## TASK TO COMPLETE
Can you set down, exactly as they appear below, the lines from the opening of the material through the one bearing "cycles = list(range(1, 41))", minus the pictures?

Charts and diagrams as code
★ ★ ★ ★ ★

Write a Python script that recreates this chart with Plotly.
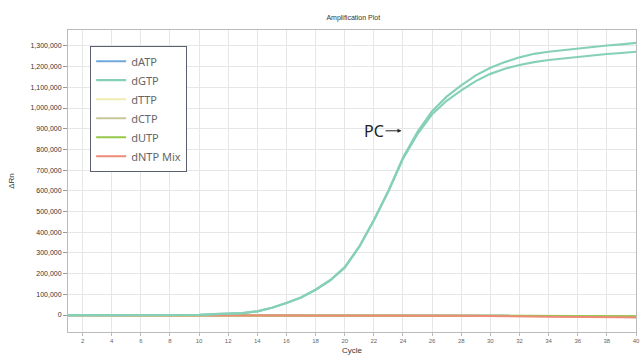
import plotly.graph_objects as go

cycles = list(range(1, 41))

dGTP_a = [0, 0, 0, 0, 0, 0, 0, 0, 0, 1000, 4000, 5000, 9000, 18000, 35000, 58000, 85000, 122000, 168000, 230000,
          330000, 458000, 600000, 760000, 885000, 985000, 1055000, 1110000, 1158000, 1195000,
          1222000, 1245000, 1262000, 1272000, 1280000, 1288000, 1295000, 1302000, 1308000, 1315000]
dGTP_b = [0, 0, 0, 0, 0, 0, 0, 0, 0, 1000, 4000, 5000, 9000, 18000, 35000, 58000, 85000, 122000, 168000, 230000,
          330000, 458000, 598000, 755000, 875000, 970000, 1035000, 1085000, 1130000, 1165000,
          1190000, 1208000, 1222000, 1232000, 1240000, 1248000, 1255000, 1261000, 1266000, 1272000]
dATP = [-1000, -1000, 0, 0, 0, 0, 0, 0, 0, -1000, -1000, -1000, -1000, -1000, -1000, -1000, -1000, -1000, -1000, -1000,
        -1000, -1000, -1000, -1000, -1000, -2000, -2000, -2000, -3000, -3000,
        -3000, -3000, -3000, -3000, -3000, -2000, -2000, -2000, -2000, -2000]
dTTP = [-1000, -1000, 0, 0, 0, 0, 0, 0, 0, -1000, -1000, -1000, -1000, -1000, -1000, -1000, -1000, -1000, -1000, -1000,
        -1000, -1000, -1000, -2000, -2000, -2000, -2000, -3000, -3000, -3000,
        -4000, -4000, -4000, -5000, -5000, -5000, -6000, -6000, -6000, -7000]
dCTP = [-1000, -1000, 0, 0, 0, 0, 0, 0, 0, -1000, -1000, -1000, -1000, -1000, -1000, -1000, -1000, -1000, -1000, -1000,
        -1000, -1000, -1000, -2000, -2000, -2000, -3000, -3000, -3000, -4000,
        -4000, -4000, -5000, -5000, -5000, -6000, -6000, -6000, -7000, -7000]
dUTP = [-1000, -1000, 0, 0, 0, 0, 0, 0, 0, -1000, -1000, -1000, -1000, -1000, -1000, -1000, -1000, -1000, -1000, -1000,
        -1000, -1000, -1000, -1000, -2000, -2000, -2000, -2000, -3000, -3000,
        -3000, -4000, -4000, -4000, -4000, -5000, -5000, -5000, -5000, -6000]
dNTP_Mix = [-1000, -1000, 0, 0, 0, 0, 0, 0, 0, -1000, -1000, -1000, -1000, -1000, -1000, -1000, -1000, -1000, -1000, -1000,
            -1000, -1000, -2000, -2000, -2000, -3000, -3000, -4000, -4000, -5000,
            -6000, -6000, -7000, -8000, -8000, -9000, -10000, -10000, -11000, -12000]

names = ["dATP", "dGTP", "dTTP", "dCTP", "dUTP", "dNTP Mix"]
colors = ["#6fa8dc", "#86d0b8", "#f0ecae", "#c9c79a", "#95c94c", "#ef8a78"]
flat = {"dATP": dATP, "dTTP": dTTP, "dCTP": dCTP, "dUTP": dUTP, "dNTP Mix": dNTP_Mix}

y_ticks = list(range(0, 1300001, 100000))
x_ticks = list(range(2, 41, 2))

fig = go.Figure()
for i, name in enumerate(names):
    if name == "dGTP":
        continue
    fig.add_trace(go.Scatter(x=cycles, y=flat[name], mode="lines", name=name,
                             line=dict(color=colors[i], width=2), legendrank=i))
fig.add_trace(go.Scatter(x=cycles, y=dGTP_a, mode="lines", name="dGTP",
                         line=dict(color=colors[1], width=2.2), legendrank=1))
fig.add_trace(go.Scatter(x=cycles, y=dGTP_b, mode="lines", name="dGTP", showlegend=False,
                         line=dict(color=colors[1], width=2.2)))

fig.update_layout(
    width=640, height=356,
    margin=dict(l=68, r=4, t=30, b=24, autoexpand=False),
    paper_bgcolor="white", plot_bgcolor="white",
    title=dict(text="Amplification Plot", x=0.552, xanchor="center", y=0.95, yanchor="middle",
               font=dict(family="Liberation Sans, Arial", size=7, color="#333333")),
    showlegend=True,
    legend=dict(x=0.039, y=0.948, xanchor="left", yanchor="top",
                bordercolor="#5a6070", borderwidth=1, bgcolor="white",
                font=dict(family="Noto Sans, Liberation Sans", size=11, color="#666666"),
                itemwidth=30, tracegroupgap=0),
    font=dict(family="Liberation Sans, Arial", size=7, color="#333333"),
)
fig.update_xaxes(range=[1, 40], tickvals=x_ticks, ticktext=[str(v) for v in x_ticks],
                 automargin=False,
                 showgrid=True, gridcolor="#e6e6e6", gridwidth=1,
                 showline=True, linecolor="#bbbbbb", mirror=True, linewidth=1,
                 ticks="outside", ticklen=3, tickcolor="#bbbbbb",
                 tickfont=dict(size=6, color="#666666"), zeroline=False,
                 title=dict(text="Cycle", font=dict(size=8, color="#333333"), standoff=4))
fig.update_yaxes(range=[-82000, 1377000], tickvals=y_ticks, tickformat=",",
                 automargin=False,
                 showgrid=True, gridcolor="#e6e6e6", gridwidth=1,
                 showline=True, linecolor="#bbbbbb", mirror=True, linewidth=1,
                 ticks="outside", ticklen=4, tickcolor="#999999",
                 tickfont=dict(size=7, color="#333333"), zeroline=False,
                 title=dict(text="ΔRn", font=dict(size=8, color="#333333"), standoff=14))

fig.add_annotation(x=23.9, y=890000, xref="x", yref="y", ax=-16, ay=0,
                   text="PC", showarrow=True, arrowhead=2, arrowsize=0.8, arrowwidth=1,
                   arrowcolor="#222222", xanchor="right", standoff=0,
                   font=dict(family="Noto Sans, Liberation Sans", size=16, color="#222222"))

fig.write_html("out.html", config={"displayModeBar": False},
               post_script="document.body.style.margin='0';document.body.style.overflow='hidden';")
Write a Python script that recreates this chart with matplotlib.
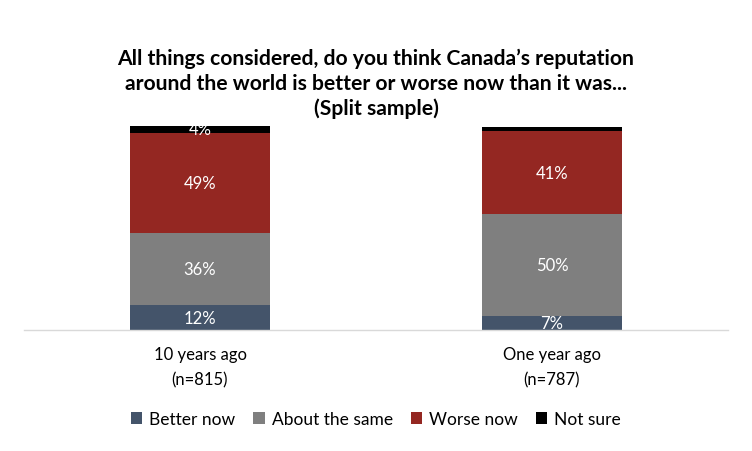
import matplotlib
matplotlib.use("Agg")
import matplotlib.pyplot as plt
import numpy as np

categories = ["10 years ago\n(n=815)", "One year ago\n(n=787)"]
series_names = ["Better now", "About the same", "Worse now", "Not sure"]
better = [12, 7]
same = [36, 50]
worse = [49, 41]
not_sure = [4, 2]
labels_show = {"Better now": [True, True], "About the same": [True, True],
               "Worse now": [True, True], "Not sure": [True, False]}
colors = ["#44546A", "#7F7F7F", "#942722", "#000000"]

plt.rcParams['font.family'] = ['Lato', 'DejaVu Sans']

fig = plt.figure(figsize=(7.52, 4.52), dpi=100)
ax = fig.add_axes([24/752, (452-330.7)/452, (728-24)/752, (330.7-126.7)/452])

x = np.arange(len(categories))
bottom = np.zeros(len(categories))
for name, vals, col in zip(series_names, [better, same, worse, not_sure], colors):
    vals = np.array(vals, dtype=float)
    ax.bar(x, vals, 0.4, bottom=bottom, color=col, label=name, zorder=2)
    for i, v in enumerate(vals):
        if labels_show[name][i]:
            ax.text(x[i], bottom[i] + v/2, f"{int(v)}%", ha="center", va="center",
                    color="white", fontsize=12, zorder=3)
    bottom += vals

ax.set_xlim(-0.5, 1.5)
ax.set_ylim(0, 100.8)
ax.set_yticks([])
ax.set_xticks(x)
ax.set_xticklabels(categories, fontsize=12, linespacing=1.65)
ax.tick_params(axis="x", length=0, pad=12)
for s in ["top", "right", "left"]:
    ax.spines[s].set_visible(False)
ax.spines["bottom"].set_color("#D9D9D9")
ax.spines["bottom"].set_linewidth(1)

fig.text(0.5, 1 - 84/452,
         "All things considered, do you think Canada\u2019s reputation\naround the world is better or worse now than it was...\n(Split sample)",
         ha="center", va="center", fontsize=15.2, fontweight="bold", linespacing=1.3)

leg = fig.legend(loc="center", bbox_to_anchor=(0.5, 1 - 420/452), ncol=4, frameon=False,
                 fontsize=12.5, handlelength=0.65, handleheight=0.65, columnspacing=1.05,
                 handletextpad=0.4)

fig.savefig("out.png", dpi=100)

★ ★ ★ ★ ★

## COMPLETED TASK
Write a Python script that recreates this chart with Plotly.
import plotly.graph_objects as go

cycles = list(range(1, 41))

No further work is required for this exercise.